The Evolution of Granitic Magmas: Evidence From Their Accessory Phases

J. A. Jennings Department of Earth Sciences, University of Keele, Staffordshire, ST5 5BG, UK

G. Rowbotham Department of Earth Sciences, University of Keele, Staffordshire, ST5 5BG, UK

It is generally agreed that zoning in minerals and the partitioning of trace elements between mineral phases are important parameters when considering sequences of crystallization and the maintenance of equilibrium between minerals and melt.

The petrography and accessory mineral chemistry of three Hercynian granites and a granodiorite from within the Aber Ildut massif, N.W.France have been studied by electron microprobe. All the granites within the plutons contain zircon, apatite, monazite and ilmenite. The granodiorite contains the additional REE-bearing phases, allanite and titanite.

Monazite is euhedral and varies from colourless to yellow and possesses a high birefringence, which reflects variations in Th content. Pleochroic haloes are apparent and confirm significant radioactivity. Allanite is located within crystals of alkali feldspar and apatite. In feldspar grains it is euhedral, but where it is located within apatite it is anhedral. In both cases it shows an irregular distribution of interference colours.

Core and rim analyses of monazite grains from the two rock types show chemical zoning with respect to LREE and Th; in both the granite and granodiorite the rims have lower concentrations of LREE than the core with a corresponding increase in Th content. This may be the result of rapid cooling, where these elements have insufficient time to equilibrate. Y and U show little variation across the grains.

LREE concentrations in co-existing allanite are approximately half those in monazite and whilst this may be a function of respective partition coefficients, its irregular optical properties and absence of concentric chemical zoning could support an interpretation that this is a secondary phase.

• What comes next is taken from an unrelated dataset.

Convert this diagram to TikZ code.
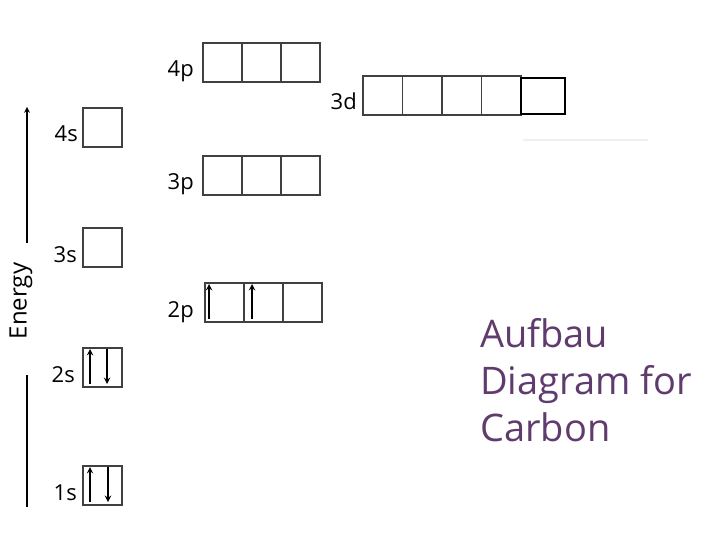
\documentclass[tikz,border=0pt]{standalone}
\usepackage{fontspec}
\setmainfont{Open Sans}
\definecolor{titlepurple}{RGB}{96,60,110}
\tikzset{
	orb/.style={draw=black!75,line width=1.4pt,minimum size=39pt,inner sep=0pt,outer sep=0pt},
	lbl/.style={anchor=base east,inner sep=0pt,font=\fontsize{22}{26}\selectfont},
	spin/.style={->,line width=1.8pt},
}
\newcommand\elup[2]{\draw[spin] ([xshift=#2pt,yshift=3pt]#1.south west) -- ([xshift=#2pt,yshift=-1pt]#1.north west);}
\newcommand\eldown[2]{\draw[spin] ([xshift=#2pt,yshift=-1pt]#1.north west) -- ([xshift=#2pt,yshift=3pt]#1.south west);}
\begin{document}
\begin{tikzpicture}[>=stealth,x=1pt,y=-1pt]
	\useasboundingbox (0,0) rectangle (720,540);
	% Trục năng lượng
	\node[rotate=90,inner sep=0pt,font=\fontsize{24}{28}\selectfont] (energy) at (21,301) {Energy};
	\coordinate (etop) at (27,107);
	\coordinate (emid) at (27,243);
	\coordinate (elow) at (27,375);
	\coordinate (ebot) at (27,507);
	\draw[->,line width=1.5pt] (emid) -- (etop);
	\draw[line width=1.5pt] (elow) -- (ebot);
	% Các ô orbital s
	\node[orb] (o1s) at (102.5,485.5) {};
	\node[orb] (o2s) at (102.5,367.5) {};
	\node[orb] (o3s) at (102.5,247.5) {};
	\node[orb] (o4s) at (102.5,127.5) {};
	% Các ô orbital p
	\foreach \i in {1,2,3} {
		\node[orb] (o2p\i) at ({224.5+39*(\i-1)},302.5) {};
		\node[orb] (o3p\i) at ({222.5+39*(\i-1)},175.5) {};
		\node[orb] (o4p\i) at ({222.5+39*(\i-1)},62.5) {};
	}
	% Các ô orbital d
	\foreach \i in {1,...,4} \node[orb,minimum width=39.5pt] (o3d\i) at ({382.75+39.5*(\i-1)},95.5) {};
	\node[draw=black,line width=1.2pt,minimum width=44pt,minimum height=36pt,inner sep=0pt] (o3d5) at (543,96) {};
	\draw[gray!12,line width=1.5pt] (523,140) -- (648,140);
	% Nhãn
	\node[lbl] (l1s) at ([xshift=-6pt,yshift=5pt]o1s.south west) {1s};
	\node[lbl] (l2s) at ([xshift=-8pt,yshift=5pt]o2s.south west) {2s};
	\node[lbl] (l3s) at ([xshift=-6pt,yshift=5pt]o3s.south west) {3s};
	\node[lbl] (l4s) at ([xshift=-5pt,yshift=5pt]o4s.south west) {4s};
	\node[lbl] (l2p) at ([xshift=-11pt,yshift=5pt]o2p1.south west) {2p};
	\node[lbl] (l3p) at ([xshift=-9pt,yshift=5pt]o3p1.south west) {3p};
	\node[lbl] (l4p) at ([xshift=-9pt,yshift=5pt]o4p1.south west) {4p};
	\node[lbl] (l3d) at ([xshift=-6pt,yshift=5pt]o3d1.south west) {3d};
	% Electron
	\elup{o1s}{7} \eldown{o1s}{25}
	\elup{o2s}{7} \eldown{o2s}{24}
	\elup{o2p1}{4} \elup{o2p2}{8}
	% Tiêu đề
	\node[anchor=north west,inner sep=0pt,align=left,text=titlepurple,font=\fontsize{38}{47}\selectfont] (title) at (480,318) {Aufbau\\Diagram for\\Carbon};
\end{tikzpicture}
\end{document}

Whole rock chondrite-normalized REE profiles show that all the individual plutons possess similar patterns and concentrations and a comparison with similar normalized mineral spectra show that both monazite and allanite exert a significant influence on the LREE fraction. Application of monazite/melt and allanite/melt partition coefficients in the granodiorite show that 20% of the bulk-rock LREE are concentrated in monazite and the remaining 80% in allanite. Similar calculations for the granites show that the LREE are totally contained within monazite.

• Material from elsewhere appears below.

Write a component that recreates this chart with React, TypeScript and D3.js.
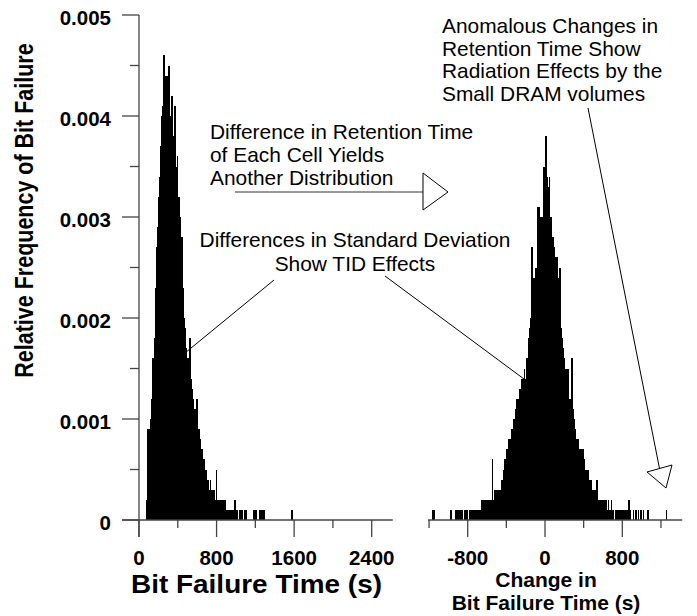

The co-existence of monazite and allanite is uncommon. It is considered on this occasion that allanite acts as a substitute for monazite in its role as an alternative repository for the REE and Th and that this is is facilitated by conditions of lower temperature and pressure and therefore is considered to be secondary.

It is noted that Sm/Nd ratios in monazite within particular plutons show variation; this indicates that these elements may have undergone fractionation, with Nd being incorporated in the monazite lattice in preference to Sm. It is suggested that where the principal repository for the LREE is located in one particular phase then this will affect whole rock ratios with a consequential effect on the Sm-Nd systematics which rely on the coherent behaviour of Sm and Nd during mobilisation.

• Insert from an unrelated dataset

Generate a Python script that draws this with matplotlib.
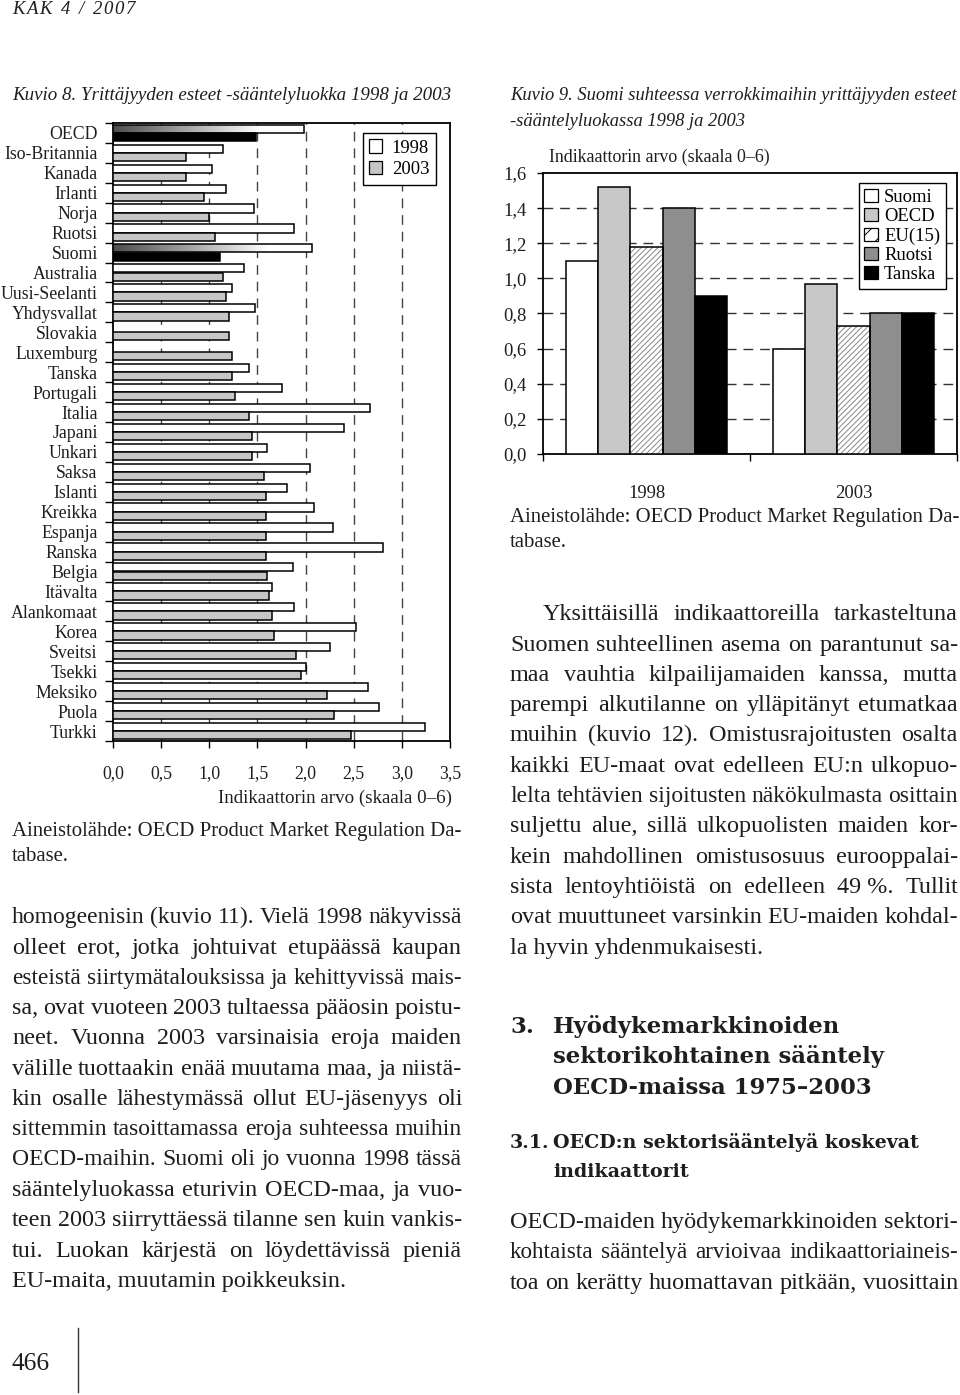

Optically zircon shows concentric zoning. Concentrations of U,Th,and Y are substantially lower than in co-existing monazite and P and Si display sympathetic behaviour with P substituting for Si. The concentrations of Y and Ti fluctuate from core to rim where an increase in the Y content is balanced by a concomitant decrease in Ti content, possibly brought about by steric constraints. Both of these elements are of similar ionic radius and compete for the same lattice site. Y and P show a positive correlation demonstrating that the coupled substitution:- ZrVIII SiIV ¤ REEVIII PIV ( zircon ¤ isostructural xenotime) is significant in zircon from these plutons.

Calculations of crystallization temperatures of all the granitoids in the Aber Ildut massif, made on the basis of zirconium solubility experiments, give consistent results of around 750 °C.